To be done:
The lines to extract run from the start of the records through the line with "import plotly.graph_objects as go", both ends included; drop the pictures.
--- START OF Data records ---
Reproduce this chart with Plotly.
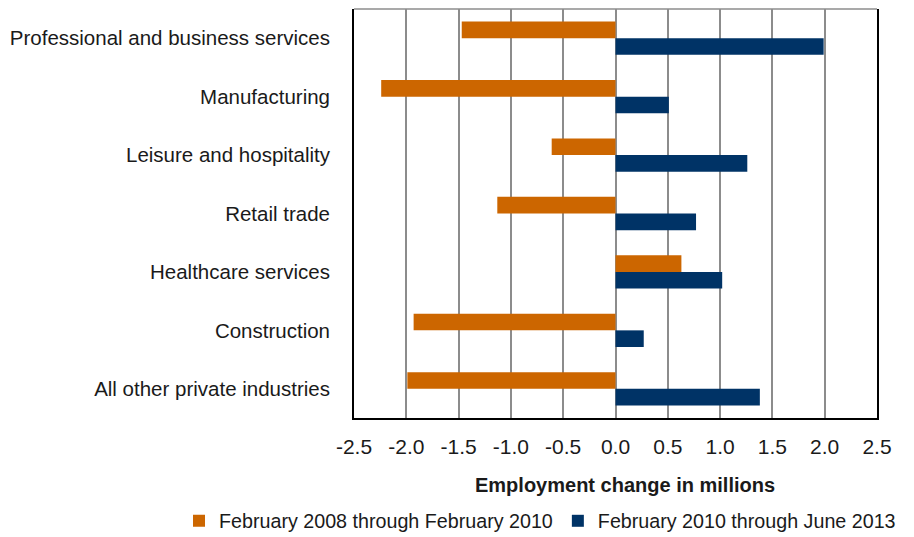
import plotly.graph_objects as go

# Private-sector employment change by industry, in millions of jobs
industries = [
    "Professional and business services",
    "Manufacturing",
    "Leisure and hospitality",
    "Retail trade",
    "Healthcare services",
    "Construction",
    "All other private industries",
]
recession_change = [-1.47, -2.24, -0.61, -1.13, 0.63, -1.93, -1.99]
recovery_change = [1.99, 0.51, 1.26, 0.77, 1.02, 0.27, 1.38]

series_names = [
    "February 2008 through February 2010",
    "February 2010 through June 2013",
]
x_ticks = [-2.5, -2.0, -1.5, -1.0, -0.5, 0.0, 0.5, 1.0, 1.5, 2.0, 2.5]
x_title = "Employment change in millions"

ORANGE = "#CC6600"
NAVY = "#003366"
GRID = "#8C8C8C"
FONT = "Liberation Sans Narrow, Arial Narrow, Liberation Sans, Arial, sans-serif"

n = len(industries)
# category boundaries for the small tick marks along the zero axis
boundaries = [i - 0.5 for i in range(n + 1)]

fig = go.Figure()
fig.add_trace(go.Bar(
    y=industries, x=recession_change, orientation="h",
    name=series_names[0], marker=dict(color=ORANGE, line=dict(width=0)),
))
fig.add_trace(go.Bar(
    y=industries, x=recovery_change, orientation="h",
    name=series_names[1], marker=dict(color=NAVY, line=dict(width=0)),
))

fig.update_layout(
    width=914, height=537,
    margin=dict(l=354, r=37, t=9, b=119, autoexpand=False),
    paper_bgcolor="white", plot_bgcolor="white",
    barmode="group", bargap=0.43, bargroupgap=0,
    font=dict(family=FONT, size=20.5, color="#1a1a1a"),
    showlegend=True,
    legend=dict(
        orientation="h", x=-0.3346, y=-0.2518,
        xanchor="left", yanchor="middle",
        font=dict(size=19.7), traceorder="normal",
    ),
    xaxis=dict(
        range=[-2.5, 2.5], tickvals=x_ticks,
        ticktext=[f"{v:.1f}" for v in x_ticks],
        showgrid=True, gridcolor=GRID, gridwidth=2,
        zeroline=True, zerolinecolor=GRID, zerolinewidth=2,
        showline=True, linecolor="black", linewidth=1.8,
        ticks="", ticklabelstandoff=9, tickfont=dict(size=21),
    ),
    yaxis=dict(
        autorange="reversed",
        showline=True, linecolor="black", linewidth=1.8, mirror=True,
        showgrid=False, ticks="", ticklabelstandoff=18,
    ),
    yaxis2=dict(
        type="linear", range=[n - 0.5, -0.5], tickvals=boundaries,
        overlaying="y", anchor="free", position=0.5, side="right",
        showticklabels=False, showgrid=False, zeroline=False,
        showline=False, ticks="outside", ticklen=5, tickwidth=1.5,
        tickcolor=GRID,
    ),
    annotations=[dict(
        text=f"<b>{x_title}</b>", xref="paper", yref="paper",
        x=0.519, y=-0.1638, xanchor="center", yanchor="middle",
        showarrow=False, font=dict(size=20),
    )],
    shapes=[dict(type="line", xref="paper", yref="paper",
                 x0=0, x1=1, y0=1, y1=1,
                 line=dict(color=GRID, width=1.5))],
)

fig.write_html("out.html")
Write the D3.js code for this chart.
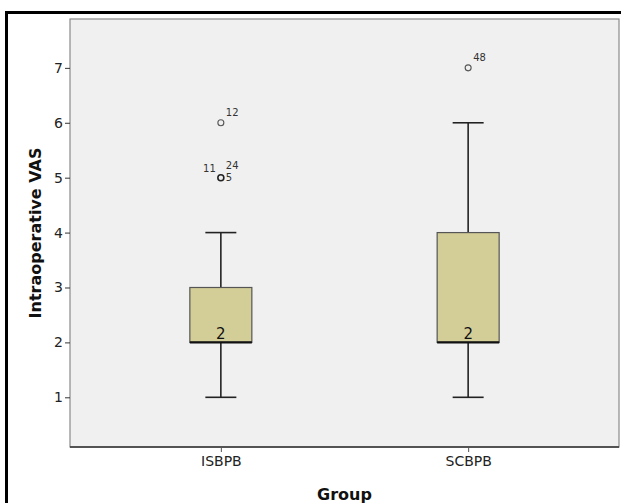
<!DOCTYPE html>
<html>
<head>
<meta charset="utf-8">
<script src="https://cdn.jsdelivr.net/npm/d3@7"></script>
<style>
  body { margin: 0; background: #fff; }
  svg { display: block; font-family: "DejaVu Sans", sans-serif; }
</style>
</head>
<body>
<div id="chart"></div>
<script>
// box plot summaries
const groups = ["ISBPB", "SCBPB"];
const whiskerLow = [1, 1];
const q1 = [2, 2];
const median = [2, 2];
const q3 = [3, 4];
const whiskerHigh = [4, 6];
const outliers = [
  {group: "ISBPB", value: 6, ids: ["12"]},
  {group: "ISBPB", value: 5, ids: ["11", "24", "5"]},
  {group: "SCBPB", value: 7, ids: ["48"]}
];
const yTicks = [1, 2, 3, 4, 5, 6, 7];

const width = 621, height = 503;
const margin = {top: 19, right: 2, bottom: 56, left: 70};

const svg = d3.select('#chart').append('svg')
  .attr('width', width)
  .attr('height', height);

// outer frame (runs off the right/bottom edge)
svg.append('rect')
  .attr('x', 6.5).attr('y', 12.5)
  .attr('width', 700).attr('height', 600)
  .attr('fill', 'none')
  .attr('stroke', '#000')
  .attr('stroke-width', 3);

const plotW = width - margin.left - margin.right,
  plotH = height - margin.top - margin.bottom;

const g = svg.append('g')
  .attr('transform', `translate(${margin.left}, ${margin.top})`);

const xScale = d3.scalePoint()
  .domain(groups)
  .range([0, plotW])
  .padding(0.61);

const yScale = d3.scaleLinear()
  .domain([0.095, 7.89])
  .range([plotH, 0]);

// plot background
g.append('rect')
  .attr('width', plotW).attr('height', plotH)
  .attr('fill', '#f0f0f0')
  .attr('stroke', '#8a8a8a')
  .attr('stroke-width', 1.2);

g.append('line')
  .attr('x1', 0).attr('x2', plotW)
  .attr('y1', plotH).attr('y2', plotH)
  .attr('stroke', '#333').attr('stroke-width', 1.4);

// axes
const yAxis = d3.axisLeft(yScale)
  .tickValues(yTicks)
  .tickFormat(d3.format('d'))
  .tickSizeOuter(0)
  .tickSize(5)
  .tickPadding(2);

const yAxisGroup = g.append('g')
  .attr('class', 'axis y-axis')
  .call(yAxis);
yAxisGroup.select('.domain').remove();
yAxisGroup.selectAll('line').attr('stroke', '#333');
yAxisGroup.selectAll('text')
  .attr('fill', '#222')
  .style('font-size', '14px')
  .style('font-family', '"DejaVu Sans", sans-serif');

const xAxis = d3.axisBottom(xScale)
  .tickSizeOuter(0)
  .tickSize(5)
  .tickPadding(4);

const xAxisGroup = g.append('g')
  .attr('class', 'axis x-axis')
  .attr('transform', `translate(0, ${plotH})`)
  .call(xAxis);
xAxisGroup.select('.domain').remove();
xAxisGroup.selectAll('line').attr('stroke', '#555');
xAxisGroup.selectAll('text')
  .attr('fill', '#222')
  .style('font-size', '14px')
  .style('font-family', '"DejaVu Sans", sans-serif');

// titles
svg.append('text')
  .attr('x', margin.left + plotW / 2)
  .attr('y', 500)
  .attr('text-anchor', 'middle')
  .style('font-size', '16px')
  .style('font-weight', 'bold')
  .attr('fill', '#111')
  .text('Group');

svg.append('text')
  .attr('transform', `translate(41, ${margin.top + plotH / 2}) rotate(-90)`)
  .attr('text-anchor', 'middle')
  .style('font-size', '16px')
  .style('font-weight', 'bold')
  .attr('fill', '#111')
  .text('Intraoperative VAS');

// boxes
const boxW = 62, capW = 31;
const boxes = groups.map((name, i) => ({
  name, lo: whiskerLow[i], q1: q1[i], med: median[i], q3: q3[i], hi: whiskerHigh[i]
}));

const box = g.selectAll('.box')
  .data(boxes)
  .enter()
  .append('g')
  .attr('class', 'box')
  .attr('transform', d => `translate(${xScale(d.name)}, 0)`);

box.append('line')
  .attr('y1', d => yScale(d.lo)).attr('y2', d => yScale(d.hi))
  .attr('stroke', '#222').attr('stroke-width', 1.6);

box.selectAll('.cap')
  .data(d => [d.lo, d.hi])
  .enter()
  .append('line')
  .attr('class', 'cap')
  .attr('x1', -capW / 2).attr('x2', capW / 2)
  .attr('y1', v => yScale(v)).attr('y2', v => yScale(v))
  .attr('stroke', '#222').attr('stroke-width', 1.6);

box.append('rect')
  .attr('x', -boxW / 2)
  .attr('width', boxW)
  .attr('y', d => yScale(d.q3))
  .attr('height', d => yScale(d.q1) - yScale(d.q3))
  .attr('fill', '#d3ce98')
  .attr('stroke', '#555')
  .attr('stroke-width', 1.2);

box.append('line')
  .attr('x1', -boxW / 2).attr('x2', boxW / 2)
  .attr('y1', d => yScale(d.med)).attr('y2', d => yScale(d.med))
  .attr('stroke', '#111').attr('stroke-width', 2.2);

box.append('text')
  .attr('y', d => yScale(d.med) - 3)
  .attr('text-anchor', 'middle')
  .style('font-size', '15px')
  .attr('fill', '#111')
  .text(d => d.med);

// outliers
const out = g.selectAll('.outlier')
  .data(outliers)
  .enter()
  .append('g')
  .attr('class', 'outlier')
  .attr('transform', d => `translate(${xScale(d.group)}, ${yScale(d.value)})`);

out.append('circle')
  .attr('r', 3)
  .attr('fill', 'none')
  .attr('stroke', d => d.ids.length > 1 ? '#222' : '#555')
  .attr('stroke-width', d => d.ids.length > 1 ? 1.6 : 1.1);

// label offsets around each point, SPSS style
const labelPos = [[5, -7, 'start'], [-5, -6, 'end'], [5, 3, 'start']];
out.each(function(d) {
  const sel = d3.select(this);
  d.ids.forEach((id, k) => {
    let pos;
    if (d.ids.length === 1) pos = labelPos[0];
    else if (k === 0) pos = labelPos[1];
    else if (k === 1) pos = [5, -9, 'start'];
    else pos = labelPos[2];
    sel.append('text')
      .attr('x', pos[0])
      .attr('y', pos[1])
      .attr('text-anchor', pos[2])
      .style('font-size', '10px')
      .attr('fill', '#333')
      .text(id);
  });
});
</script>
</body>
</html>
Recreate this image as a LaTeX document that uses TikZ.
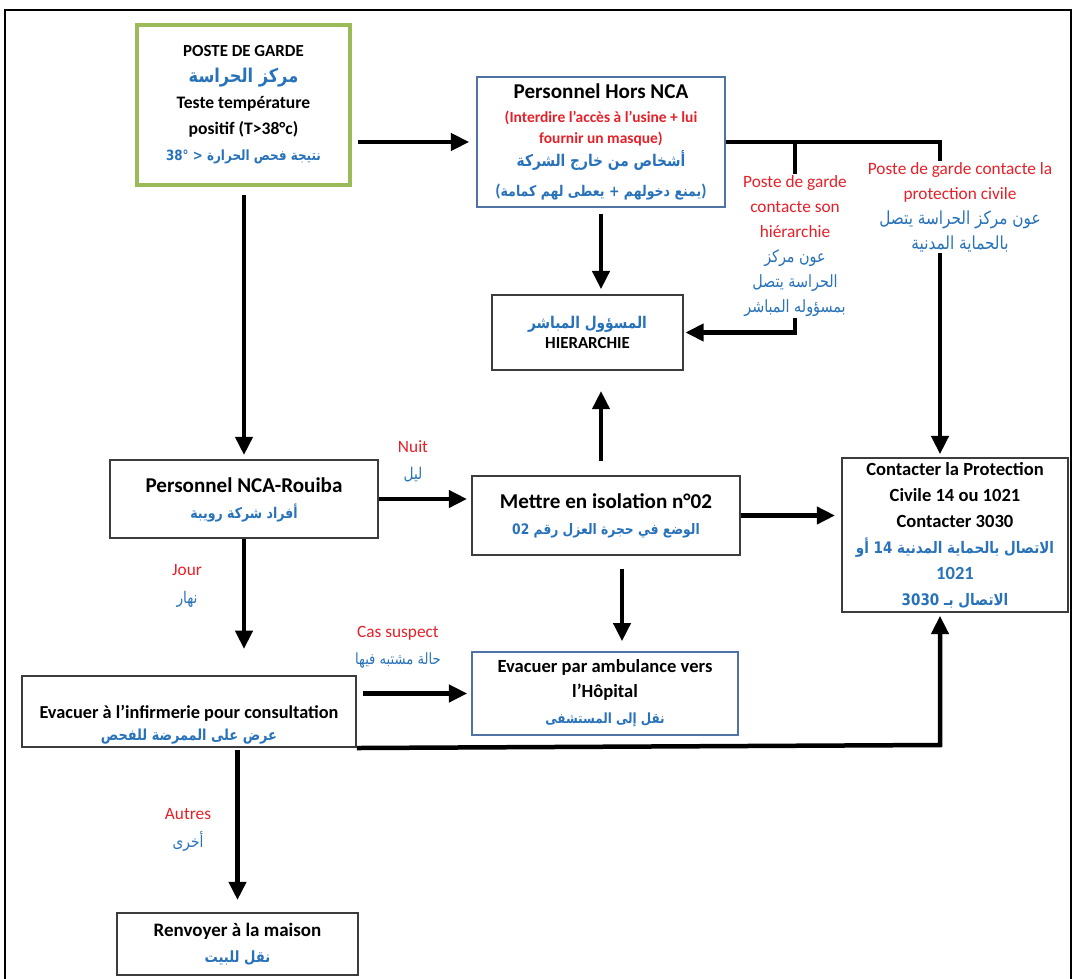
\documentclass[tikz,border=0pt]{standalone}
\usepackage{fontspec}
\setmainfont{Carlito}
\newfontfamily\arfont[Script=Arabic, FakeStretch=0.85]{DejaVu Sans}
\usetikzlibrary{arrows.meta}
\usetikzlibrary{calc}
\TeXXeTstate=1
\lineskiplimit=-30pt

\definecolor{labred}{RGB}{230,32,40}
\definecolor{arblue}{RGB}{40,114,186}
\definecolor{gardegreen}{RGB}{155,187,89}
\definecolor{horsblue}{RGB}{80,115,165}
\definecolor{boxgrey}{RGB}{60,60,60}

\newcommand{\frb}[2]{{\bfseries\fontsize{#1}{18.5}\selectfont #2}}
\newcommand{\arb}[2]{{\color{arblue}\arfont\bfseries\fontsize{#1}{18.5}\selectfont #2}}
\newcommand{\arl}[2]{{\color{arblue}\arfont\fontsize{#1}{18.5}\selectfont #2}}

\begin{document}
\begin{tikzpicture}[x=0.025cm, y=-0.025cm,
        box_style/.style={draw=boxgrey, line width=1.3pt, align=center, inner sep=2pt, font=\fontsize{15}{18.5}\selectfont},
        garde_style/.style={box_style, draw=gardegreen, line width=2.8pt},
        blue_box_style/.style={box_style, draw=horsblue, line width=1pt},
        label_style/.style={align=center, inner sep=1pt, text=labred, font=\fontsize{12.3}{19.5}\selectfont},
        side_label_style/.style={label_style, fill=white, font=\fontsize{12.3}{17.8}\selectfont},
        line_style/.style={draw=black, line width=3.2pt},
        edge_style/.style={line_style, -{Triangle[length=13pt,width=12pt]}},
        frame_style/.style={draw=black, line width=2pt}]

        \useasboundingbox (0,0) rectangle (1073,979);
        \draw[frame_style] (5,10) rectangle (1071,995);

        % boxes
        \node[garde_style, minimum width=5.325cm, minimum height=4cm] (garde) at (243.5,105)
            {\frb{12}{POSTE DE GARDE}\\ \arb{13.5}{\beginR مركز الحراسة\endR}\\ \frb{12.5}{Teste température}\\ \frb{12.5}{positif (T>38°c)}\\ \arb{10}{\beginR نتيجة فحص الحرارة \beginL 38° <\endL\endR}};
        \node[blue_box_style, minimum width=6.2cm, minimum height=3.25cm] (hors) at (601,142)
            {\frb{15}{Personnel Hors NCA}\\[-1.5pt] {\color{labred}\frb{11}{(Interdire l’accès à l’usine + lui}}\\[-3.5pt] {\color{labred}\frb{11}{fournir un masque)}}\\[-2pt] \arb{11.5}{\beginR أشخاص من خارج الشركة\endR}\\[3pt] {\color{arblue}\frb{12}{(}\arb{10.5}{\beginR يمنع دخولهم + يعطى لهم كمامة\endR}\frb{12}{)}}};
        \node[box_style, minimum width=4.775cm, minimum height=1.875cm] (hier) at (587.5,332.5)
            {\arb{11.5}{\beginR المسؤول المباشر\endR}\\[-4pt] \frb{12}{HIERARCHIE}};
        \node[box_style, minimum width=6.7cm, minimum height=1.95cm] (rouiba) at (244,499)
            {\\[-7pt] \frb{15}{Personnel NCA-Rouiba}\\ \arb{10.5}{\beginR أفراد شركة رويبة\endR}};
        \node[box_style, minimum width=6.7cm, minimum height=1.975cm] (isol) at (606,515.5)
            {\frb{15}{Mettre en isolation n°02}\\ \arb{10.3}{\beginR الوضع في حجرة العزل رقم \beginL02\endL\endR}};
        \node[box_style, minimum width=5.65cm, minimum height=3.85cm] (contact) at (955,535)
            {\frb{13.2}{Contacter la Protection}\\ \frb{13.2}{Civile 14 ou 1021}\\ \frb{13.2}{Contacter 3030}\\ \arb{11.3}{\beginR الاتصال بالحماية المدنية \beginL14\endL{} أو\endR}\\ {\color{arblue}\frb{13.2}{1021}}\\ \arb{11.3}{\beginR الاتصال بـ \beginL3030\endL\endR}};
        \node[blue_box_style, minimum width=6.65cm, minimum height=2.075cm] (ambul) at (605,693.5)
            {\frb{13.2}{Evacuer par ambulance vers}\\[-1pt] \frb{13.2}{l’Hôpital}\\ \arb{10}{\beginR نقل إلى المستشفى\endR}};
        \node[box_style, minimum width=8.35cm, minimum height=1.725cm] (infirm) at (189,711.5)
            {\\[10pt] \frb{13}{Evacuer à l’infirmerie pour consultation}\\[-3pt] \arb{10.8}{\beginR عرض على الممرضة للفحص\endR}};
        \node[box_style, minimum width=6.025cm, minimum height=1.55cm] (renv) at (237.5,944)
            {\frb{13.5}{Renvoyer à la maison}\\ \arb{11}{\beginR نقل للبيت\endR}};

        \coordinate (c_hier) at (795,142);
        \coordinate (c_prot) at (940,142);
        \coordinate (c_low) at (940,745);

        % connectors
        \draw[edge_style, shorten <=4pt, shorten >=5pt] (garde.east |- hors.west) -- (hors.west);
        \draw[edge_style, shorten >=2pt] (hors.east) -- (c_prot) -- (c_prot |- contact.north);
        \draw[edge_style, shorten >=1pt] (c_hier) -- (c_hier |- hier.east) -- (hier.east);
        \draw[edge_style, shorten <=0.15cm, shorten >=0.12cm] (hors.south) -- (hors.south |- hier.north);
        \draw[edge_style, shorten <=0.35cm, shorten >=0.5cm] (isol.north -| hors.south) -- (hors.south |- hier.south);
        \draw[edge_style, shorten <=0.2cm, shorten >=0.1cm] (garde.south -| rouiba.north) -- (rouiba.north);
        \draw[edge_style, shorten >=0.65cm] (rouiba.south) -- (rouiba.south |- infirm.north);
        \draw[edge_style, shorten >=0.1cm] (rouiba.east) -- (rouiba.east -| isol.west);
        \draw[edge_style, shorten >=0.15cm] (isol.east) -- (isol.east -| contact.west);
        \draw[edge_style, shorten <=0.32cm, shorten >=0.25cm] ([xshift=0.4cm]isol.south) -- ([xshift=0.4cm]isol.south |- ambul.north);
        \draw[edge_style, shorten <=0.15cm, shorten >=0.1cm] (infirm.east |- ambul.west) -- (ambul.west);
        \draw[edge_style, shorten >=2pt] (infirm.south east) -- (c_low) -- (c_low |- contact.south);
        \draw[edge_style, shorten <=0.05cm, shorten >=0.3cm] (renv.north |- infirm.south) -- (renv.north);

        % labels
        \node[side_label_style] (l_hier) at (795,246)
            {Poste de garde\\ contacte son\\ hiérarchie\\ \arl{12}{\beginR عون مركز\endR}\\ \arl{12}{\beginR الحراسة يتصل\endR}\\ \arl{12}{\beginR بمسؤوله المباشر\endR}};
        \node[side_label_style] (l_prot) at (960,207)
            {Poste de garde contacte la\\ protection civile\\ \arl{12.8}{\beginR عون مركز الحراسة يتصل\endR}\\ \arl{12.8}{\beginR بالحماية المدنية\endR}};
        \node[label_style] (l_nuit) at (413,461) {Nuit\\ \arl{11.5}{\beginR ليل\endR}};
        \node[label_style] (l_jour) at (187,586) {Jour\\ \arl{11.5}{\beginR نهار\endR}};
        \node[label_style] (l_cas) at (398,647) {Cas suspect\\ \arl{11}{\beginR حالة مشتبه فيها\endR}};
        \node[label_style] (l_autres) at (188,830) {Autres\\ \arl{11.5}{\beginR أخرى\endR}};
\end{tikzpicture}
\end{document}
--- END OF Data records ---
Answer to the problem:
Reproduce this chart with Plotly.
import plotly.graph_objects as go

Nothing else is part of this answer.